Front Page - Friday, February 24, 2017

Critic's Corner Without a disease, there is no cure




In the late 19th and early 20th centuries in Paris, a little theater called Le Théâtre du Grand-Guignol specialized in graphic entertainment.

Grand Guignol plays were little more than an excuse to shock audiences with gory special effects. In one, an insane patient hammered a chisel through his doctor’s skull; in another, two hags from an insane asylum used scissors to blind a pretty, young fellow inmate.

Often, the effects would be so realistic, audience members would faint or vomit during the performances.

“A Cure for Wellness,” a new film directed by Gore Verbinksi (“The Ring,” the first three “Pirates of the Caribbean” movies), is a Grand Guignol production, a movie replete with grotesque imagery designed to make viewers recoil. Like those plays, it also offers little of substance beyond its shock value.

The movie wants to be more. It tries very hard to be more. But in the end, “A Cure for Wellness” is just a very slickly produced freak show.

The film opens with a young man named Morris, played by the talented Dane DeHann, traveling to an idyllic but mysterious wellness center housed in an old castle in the Swiss Alps. The financial services firm for which he works has sent him there to retrieve the company’s CEO, whom they need to sign off on a merger.

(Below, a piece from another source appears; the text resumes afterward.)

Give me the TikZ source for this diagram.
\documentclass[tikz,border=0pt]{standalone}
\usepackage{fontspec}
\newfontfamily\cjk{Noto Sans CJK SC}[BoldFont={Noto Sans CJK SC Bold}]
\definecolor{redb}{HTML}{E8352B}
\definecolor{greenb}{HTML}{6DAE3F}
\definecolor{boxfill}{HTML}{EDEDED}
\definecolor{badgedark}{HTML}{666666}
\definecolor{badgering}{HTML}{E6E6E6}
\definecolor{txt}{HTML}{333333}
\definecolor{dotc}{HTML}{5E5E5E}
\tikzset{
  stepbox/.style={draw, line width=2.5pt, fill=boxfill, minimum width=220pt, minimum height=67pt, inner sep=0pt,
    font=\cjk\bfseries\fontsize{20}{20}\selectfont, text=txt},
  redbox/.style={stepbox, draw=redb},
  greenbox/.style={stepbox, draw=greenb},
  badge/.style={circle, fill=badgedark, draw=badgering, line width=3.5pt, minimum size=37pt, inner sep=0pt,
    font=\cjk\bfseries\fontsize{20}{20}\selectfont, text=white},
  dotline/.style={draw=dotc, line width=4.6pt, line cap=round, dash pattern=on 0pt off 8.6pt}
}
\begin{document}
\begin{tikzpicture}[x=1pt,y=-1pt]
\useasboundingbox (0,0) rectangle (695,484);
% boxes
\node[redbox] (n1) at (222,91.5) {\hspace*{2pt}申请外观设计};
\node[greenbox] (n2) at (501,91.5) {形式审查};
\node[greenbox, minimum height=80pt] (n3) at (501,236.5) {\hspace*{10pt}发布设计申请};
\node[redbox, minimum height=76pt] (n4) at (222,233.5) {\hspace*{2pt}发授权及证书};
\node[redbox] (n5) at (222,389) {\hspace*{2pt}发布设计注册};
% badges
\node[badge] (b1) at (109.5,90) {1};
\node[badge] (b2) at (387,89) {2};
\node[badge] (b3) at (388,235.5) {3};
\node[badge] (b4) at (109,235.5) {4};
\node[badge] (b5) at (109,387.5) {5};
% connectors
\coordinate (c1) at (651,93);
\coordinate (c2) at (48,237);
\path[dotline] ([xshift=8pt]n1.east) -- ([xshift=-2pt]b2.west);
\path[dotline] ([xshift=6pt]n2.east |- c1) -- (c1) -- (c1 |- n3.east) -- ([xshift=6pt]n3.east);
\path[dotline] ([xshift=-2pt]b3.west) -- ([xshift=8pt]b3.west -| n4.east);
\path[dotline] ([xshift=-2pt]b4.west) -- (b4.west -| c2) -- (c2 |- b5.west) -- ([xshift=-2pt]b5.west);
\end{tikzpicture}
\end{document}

Once there, Lockhart begins to suspect that the treatments at the spa are not what they appear to be. However, after convincing the CEO to leave, a car crash forces Lockhart to recover at the spa with a broken leg. During his convalescence, the director of the spa, Dr. Volmer, recommends Lockhart undergo some of the spa’s therapies. These result in nightmarish visions that make Lockhart question his sanity as he tries to solve the mystery of the resort.

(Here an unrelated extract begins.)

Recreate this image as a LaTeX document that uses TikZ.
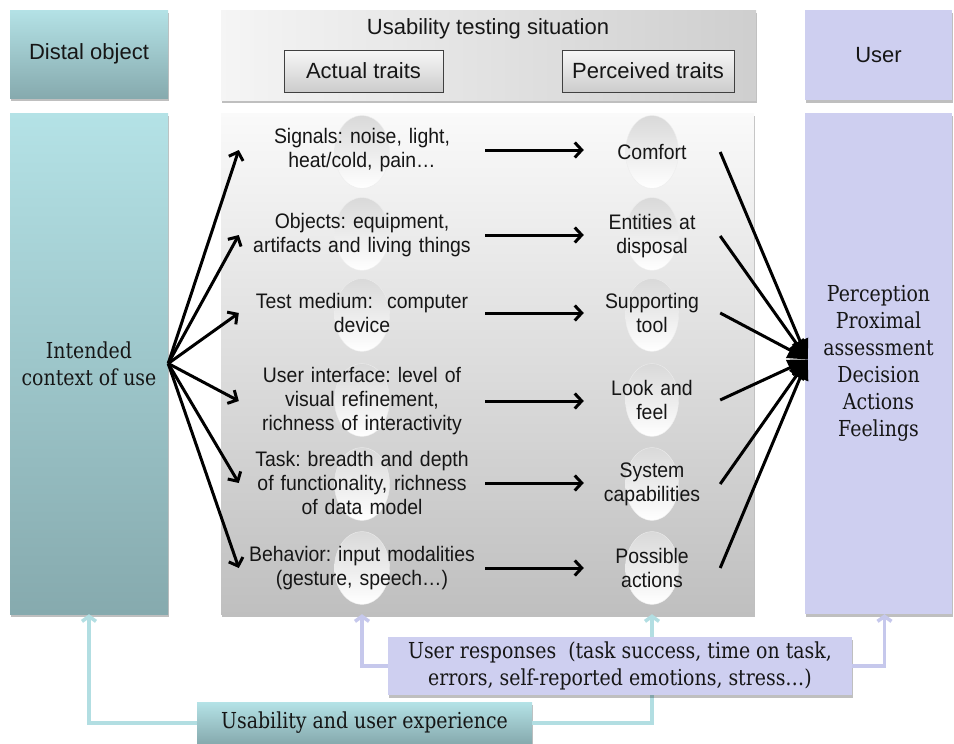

Complicating Lockhart’s investigation is an enigmatic young woman named Hannah, who swallows drops of liquid from a cobalt vial hung around her neck. Suffice to say Hannah is not what she appears to be, either, and the fluid she’s consuming is anything but a vitamin concoction, as Dr. Vogel initially claims.

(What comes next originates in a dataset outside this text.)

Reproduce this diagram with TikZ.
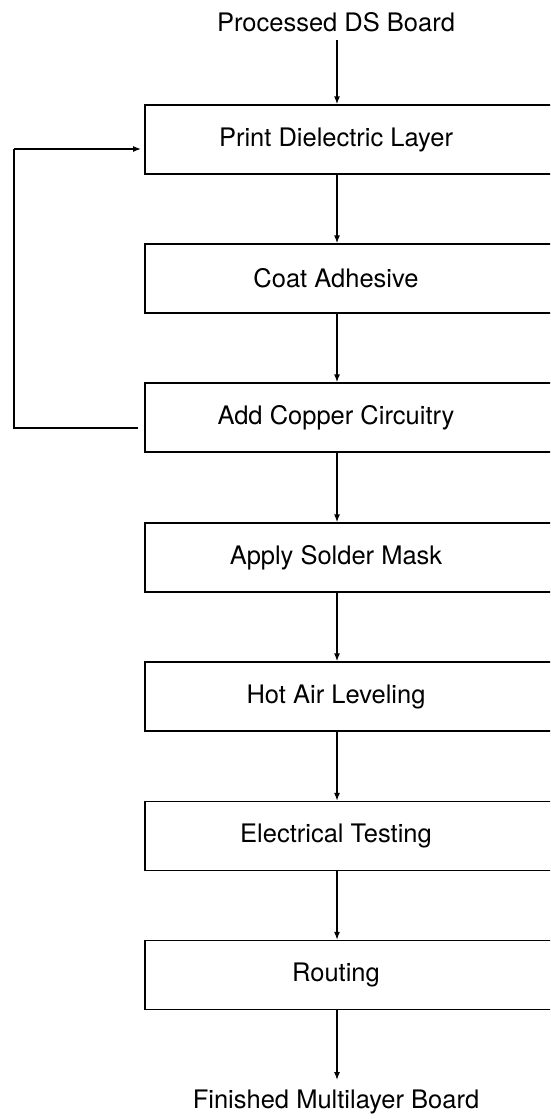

If “A Cure for Wellness” sounds like harmless fun, it sometimes is. Although I quickly surmised what was going on (a story about events that took place at the castle 200 years ago make it disappointingly obvious), the movie’s tilted perspective, bizarre characters and weird insane asylum aesthetic generally held my interest.

So did the visuals. “A Cure for Wellness” might be B-movie fodder, but Verbinski saturated it with wildly imaginative imagery.

He sets the stage beautifully with a shot of a train appearing to split as it enters a mountain tunnel (He captured this footage by filming the reflection of the train in its exterior windows.) From there, Verbinski serves up a naked woman in a bathtub filled with squirming eels, bodies floating eerily in isolation tanks and a candlelit wedding ceremony with guests lined up along the stone curves of the castle.

If you told me you enjoyed “A Cure for Wellness” for its visuals, I would nod in understanding.

But then I would ask you what you thought about the story, which has pacing issues, is often confusing and at two-and-a-half hours goes on for too long.

“A Cure for Wellness” puts on airs about exploring the sickness of blind material ambition, and the film is laden with visual metaphors that suggest deeper levels of meaning (water is everywhere and images of penetration recur throughout the movie), but once Verbinski drops these pretenses, “A Cure for Wellness” becomes simply the story of a mad scientist and the horrors he concocts.

There’s value in the kind of cinematic pulp “A Cure for Wellness” offers. But unlike the Grand Guignol productions of old, Verbinski seems reluctant to embrace the heart of the genre, or at least wants to dress it up until it’s nearly unrecognizable.

However, like the pulpy mess behind a pretty face that gets peeled off in a climactic scene, there’s no mistaking what lies beneath the surface of “A Cure for Wellness.”